▸ **Given data**
'''

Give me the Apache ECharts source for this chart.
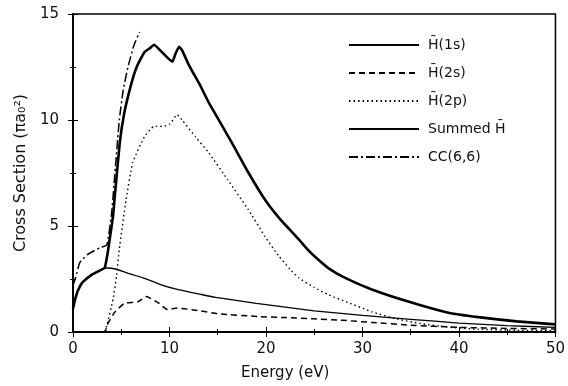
<!DOCTYPE html>
<html><head><meta charset="utf-8">
<script src="https://cdn.jsdelivr.net/npm/echarts@6/dist/echarts.min.js"></script>
<style>html,body{margin:0;padding:0;background:#fff}#c{width:568px;height:386px}</style>
</head><body><div id="c"></div>
<script>
// Data: [energy (eV), cross section (pi a0^2)]
const h1s = [[0,1.1],[0.2,1.5],[0.5,1.95],[1,2.35],[2,2.72],[3,2.95],[3.5,3.02],[4.5,2.96],[5.5,2.8],[7.2,2.57],[9,2.25],[10.7,2.02],[13,1.8],[14.8,1.63],[19,1.35],[25,1.0],[30,0.78],[35,0.6],[40,0.42],[45,0.3],[50,0.22]];
const h2s = [[0,0],[3.3,0],[3.5,0.3],[4.3,0.92],[5.35,1.36],[6.7,1.42],[7.6,1.67],[8.8,1.39],[9.8,1.06],[10.8,1.13],[13.1,1.0],[15,0.86],[19.2,0.73],[22,0.68],[25,0.62],[28,0.55],[31,0.45],[35,0.32],[40,0.22],[45,0.17],[50,0.14]];
const h2p = [[0,0],[3.2,0],[3.5,0.3],[4.15,1.55],[4.5,2.6],[4.8,3.9],[5.5,6.24],[6.2,8.0],[7.4,9.2],[8.4,9.7],[9.3,9.7],[10.0,9.8],[10.8,10.25],[11.3,10.0],[12.7,9.2],[14,8.5],[16,7.2],[18.2,5.75],[19.9,4.5],[21.3,3.6],[22.5,2.95],[23.4,2.55],[25,2.1],[26.5,1.75],[28.5,1.39],[31,0.95],[33.6,0.61],[36,0.4],[38.8,0.23],[42,0.13],[46,0.08],[50,0.06]];
const summed = [[0,1.1],[0.2,1.5],[0.5,1.95],[1,2.35],[2,2.72],[3,2.95],[3.3,3.04],[3.6,3.74],[3.8,4.37],[4.15,5.46],[4.3,6.24],[4.84,8.9],[5.3,10.3],[6.04,11.7],[6.6,12.5],[7.4,13.2],[8.0,13.4],[8.4,13.55],[9.0,13.3],[10.3,12.75],[10.6,13.1],[11.0,13.45],[11.3,13.3],[12,12.6],[13.1,11.7],[14.1,10.8],[16.5,8.9],[18.2,7.5],[19.9,6.24],[21.6,5.25],[23.4,4.37],[24.3,3.9],[25.2,3.5],[26.5,3.0],[28,2.6],[30.9,2.02],[35,1.4],[38.8,0.92],[42,0.7],[46,0.5],[50,0.36]];
const cc66 = [[0,2.2],[0.3,2.6],[0.7,3.27],[1.5,3.65],[2.8,3.98],[3.5,4.1],[4.0,5.6],[4.4,7.8],[4.8,10],[5.2,11.4],[5.7,12.5],[6.3,13.5],[6.9,14.15]];
const names = ['H\u0304(1s)','H\u0304(2s)','H\u0304(2p)','Summed H\u0304','CC(6,6)'];

const font = 'DejaVu Sans';
const chart = echarts.init(document.getElementById('c'));
const tickCommon = {inside:true, length:5, lineStyle:{color:'#000',width:1}};
const minorCommon = {show:true, splitNumber:2, length:3, lineStyle:{color:'#000',width:1}};
function line(name, data, width, type){
  return {name, type:'line', data, symbol:'none', smooth:0.15, xAxisIndex:0, yAxisIndex:0,
    lineStyle:{color:'#000', width, type}, itemStyle:{color:'#000'}};
}
chart.setOption({
  animation:false,
  backgroundColor:'#fff',
  grid:{left:73, right:9, top:14, bottom:53, show:true, borderColor:'#000', borderWidth:1.5, backgroundColor:'transparent'},
  legend:{orient:'vertical', left:348, top:38, padding:0, itemWidth:70, itemHeight:14, itemGap:14,
    data:names, itemStyle:{opacity:0},
    textStyle:{fontFamily:font, fontSize:14, color:'#111', padding:[0,0,0,4]}},
  xAxis:[
    {type:'value', min:0, max:50, interval:10, position:'bottom',
     axisLine:{show:true, lineStyle:{color:'#000', width:1.5}},
     axisTick:tickCommon, minorTick:minorCommon, splitLine:{show:false},
     axisLabel:{fontFamily:font, fontSize:15, color:'#111', margin:10},
     name:'Energy (eV)', nameLocation:'middle', nameGap:34,
     nameTextStyle:{fontFamily:font, fontSize:15, color:'#111', padding:[0,58,0,0]}},
    {type:'value', min:0, max:50, interval:10, position:'top',
     axisLine:{show:true, lineStyle:{color:'#000', width:1.5}},
     axisTick:tickCommon, minorTick:minorCommon, splitLine:{show:false}, axisLabel:{show:false}}
  ],
  yAxis:[
    {type:'value', min:0, max:15, interval:5, position:'left',
     axisLine:{show:true, lineStyle:{color:'#000', width:1.5}},
     axisTick:tickCommon, minorTick:minorCommon, splitLine:{show:false},
     axisLabel:{fontFamily:font, fontSize:15, color:'#111', margin:14},
     name:'Cross Section (\u03C0a\u2080\u00B2)', nameLocation:'middle', nameGap:43,
     nameTextStyle:{fontFamily:font, fontSize:16, color:'#111'}},
    {type:'value', min:0, max:15, interval:5, position:'right',
     axisLine:{show:true, lineStyle:{color:'#000', width:1.5}},
     axisTick:tickCommon, minorTick:minorCommon, splitLine:{show:false}, axisLabel:{show:false}}
  ],
  series:[
    line(names[0], h1s, 1.3, 'solid'),
    line(names[1], h2s, 1.5, [6,4]),
    line(names[2], h2p, 1.4, [1.5,3]),
    line(names[3], summed, 2.6, 'solid'),
    line(names[4], cc66, 1.5, [9,3,2,3])
  ]
});
</script></body></html>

'''

▸ **Set exercise**
All of the data above should be quoted exactly, except for the pictures.

▸ **The result**
Give me the Apache ECharts source for this chart.
<!DOCTYPE html>
<html><head><meta charset="utf-8">
<script src="https://cdn.jsdelivr.net/npm/echarts@6/dist/echarts.min.js"></script>
<style>html,body{margin:0;padding:0;background:#fff}#c{width:568px;height:386px}</style>
</head><body><div id="c"></div>
<script>
// Data: [energy (eV), cross section (pi a0^2)]
const h1s = [[0,1.1],[0.2,1.5],[0.5,1.95],[1,2.35],[2,2.72],[3,2.95],[3.5,3.02],[4.5,2.96],[5.5,2.8],[7.2,2.57],[9,2.25],[10.7,2.02],[13,1.8],[14.8,1.63],[19,1.35],[25,1.0],[30,0.78],[35,0.6],[40,0.42],[45,0.3],[50,0.22]];
const h2s = [[0,0],[3.3,0],[3.5,0.3],[4.3,0.92],[5.35,1.36],[6.7,1.42],[7.6,1.67],[8.8,1.39],[9.8,1.06],[10.8,1.13],[13.1,1.0],[15,0.86],[19.2,0.73],[22,0.68],[25,0.62],[28,0.55],[31,0.45],[35,0.32],[40,0.22],[45,0.17],[50,0.14]];
const h2p = [[0,0],[3.2,0],[3.5,0.3],[4.15,1.55],[4.5,2.6],[4.8,3.9],[5.5,6.24],[6.2,8.0],[7.4,9.2],[8.4,9.7],[9.3,9.7],[10.0,9.8],[10.8,10.25],[11.3,10.0],[12.7,9.2],[14,8.5],[16,7.2],[18.2,5.75],[19.9,4.5],[21.3,3.6],[22.5,2.95],[23.4,2.55],[25,2.1],[26.5,1.75],[28.5,1.39],[31,0.95],[33.6,0.61],[36,0.4],[38.8,0.23],[42,0.13],[46,0.08],[50,0.06]];
const summed = [[0,1.1],[0.2,1.5],[0.5,1.95],[1,2.35],[2,2.72],[3,2.95],[3.3,3.04],[3.6,3.74],[3.8,4.37],[4.15,5.46],[4.3,6.24],[4.84,8.9],[5.3,10.3],[6.04,11.7],[6.6,12.5],[7.4,13.2],[8.0,13.4],[8.4,13.55],[9.0,13.3],[10.3,12.75],[10.6,13.1],[11.0,13.45],[11.3,13.3],[12,12.6],[13.1,11.7],[14.1,10.8],[16.5,8.9],[18.2,7.5],[19.9,6.24],[21.6,5.25],[23.4,4.37],[24.3,3.9],[25.2,3.5],[26.5,3.0],[28,2.6],[30.9,2.02],[35,1.4],[38.8,0.92],[42,0.7],[46,0.5],[50,0.36]];
const cc66 = [[0,2.2],[0.3,2.6],[0.7,3.27],[1.5,3.65],[2.8,3.98],[3.5,4.1],[4.0,5.6],[4.4,7.8],[4.8,10],[5.2,11.4],[5.7,12.5],[6.3,13.5],[6.9,14.15]];
const names = ['H\u0304(1s)','H\u0304(2s)','H\u0304(2p)','Summed H\u0304','CC(6,6)'];

const font = 'DejaVu Sans';
const chart = echarts.init(document.getElementById('c'));
const tickCommon = {inside:true, length:5, lineStyle:{color:'#000',width:1}};
const minorCommon = {show:true, splitNumber:2, length:3, lineStyle:{color:'#000',width:1}};
function line(name, data, width, type){
  return {name, type:'line', data, symbol:'none', smooth:0.15, xAxisIndex:0, yAxisIndex:0,
    lineStyle:{color:'#000', width, type}, itemStyle:{color:'#000'}};
}
chart.setOption({
  animation:false,
  backgroundColor:'#fff',
  grid:{left:73, right:9, top:14, bottom:53, show:true, borderColor:'#000', borderWidth:1.5, backgroundColor:'transparent'},
  legend:{orient:'vertical', left:348, top:38, padding:0, itemWidth:70, itemHeight:14, itemGap:14,
    data:names, itemStyle:{opacity:0},
    textStyle:{fontFamily:font, fontSize:14, color:'#111', padding:[0,0,0,4]}},
  xAxis:[
    {type:'value', min:0, max:50, interval:10, position:'bottom',
     axisLine:{show:true, lineStyle:{color:'#000', width:1.5}},
     axisTick:tickCommon, minorTick:minorCommon, splitLine:{show:false},
     axisLabel:{fontFamily:font, fontSize:15, color:'#111', margin:10},
     name:'Energy (eV)', nameLocation:'middle', nameGap:34,
     nameTextStyle:{fontFamily:font, fontSize:15, color:'#111', padding:[0,58,0,0]}},
    {type:'value', min:0, max:50, interval:10, position:'top',
     axisLine:{show:true, lineStyle:{color:'#000', width:1.5}},
     axisTick:tickCommon, minorTick:minorCommon, splitLine:{show:false}, axisLabel:{show:false}}
  ],
  yAxis:[
    {type:'value', min:0, max:15, interval:5, position:'left',
     axisLine:{show:true, lineStyle:{color:'#000', width:1.5}},
     axisTick:tickCommon, minorTick:minorCommon, splitLine:{show:false},
     axisLabel:{fontFamily:font, fontSize:15, color:'#111', margin:14},
     name:'Cross Section (\u03C0a\u2080\u00B2)', nameLocation:'middle', nameGap:43,
     nameTextStyle:{fontFamily:font, fontSize:16, color:'#111'}},
    {type:'value', min:0, max:15, interval:5, position:'right',
     axisLine:{show:true, lineStyle:{color:'#000', width:1.5}},
     axisTick:tickCommon, minorTick:minorCommon, splitLine:{show:false}, axisLabel:{show:false}}
  ],
  series:[
    line(names[0], h1s, 1.3, 'solid'),
    line(names[1], h2s, 1.5, [6,4]),
    line(names[2], h2p, 1.4, [1.5,3]),
    line(names[3], summed, 2.6, 'solid'),
    line(names[4], cc66, 1.5, [9,3,2,3])
  ]
});
</script></body></html>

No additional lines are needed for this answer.